Eager to plug their radical new heroine, Diana Prince guested again in #71’s ‘And So My World Ends!’: a drastic reinvention of the history of the Martian Manhunter from O’Neil, Dillon & Greene which, by writing him out of the series, galvanised and reinvigorated the character for a new generation. The plot introduced the belligerent White Martians of today and revealed how a millennia long race war between Whites and Greens devastated Mars forever.
Closing down this outing, ‘Thirteen Days to Doom!’ offers a moody gothic horror story in which Hawkman was turned into a pillar of salt by demons, precipitating another guest-shot for Hawkgirl, but excellent though it was, the entire thing was but prelude to O’Neil’s first shot at the annual JLA/JSA team-up in issues #73 and 74.
For which you’ll need a different volume…
With iconic covers by Sekowsky, Dillin, Carmine Infantino, Neal Adams, Joe Kubert & Murphy Anderson, these tales are a perfect example of all that was best about the Silver Age of comics, combining optimism and ingenuity with bonhomie and adventure. This slice of better times also has the benefit of cherishing wonderment whilst actually being historically valid for any fan of our medium.

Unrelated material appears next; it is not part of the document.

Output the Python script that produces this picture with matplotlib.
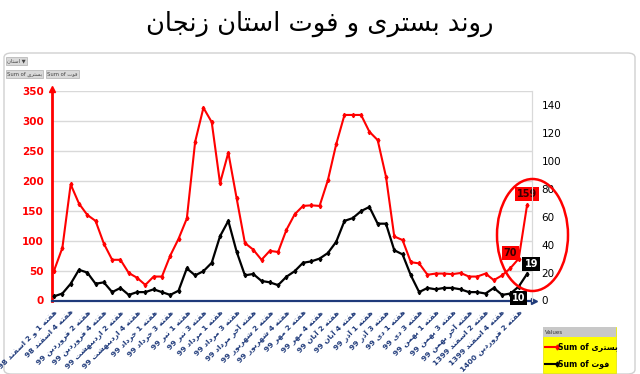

Best of all the stories here are still captivating and enthralling transports of delight.
These classical compendia are a dedicated fan’s delight: an absolute gift for modern readers who desperately need to catch up without going bankrupt. They are also perfect to give to youngsters as an introduction into a fabulous world of adventure and magic. Although an era of greatness had ended, it ended at the right time and for sound reasons. These thoroughly wonderful thrillers mark an end and a beginning in comic book storytelling as whimsical adventure was replaced by inclusivity, social awareness and a tacit acknowledgement that a smack in the mouth doesn’t solve all problems. The audience was changing and the industry was forced to change with them. But underneath it all the drive to entertain remained strong and effective. Charm’s loss is drama’s gain and today’s readers might be surprised to discover just how much punch these tales had – and still have.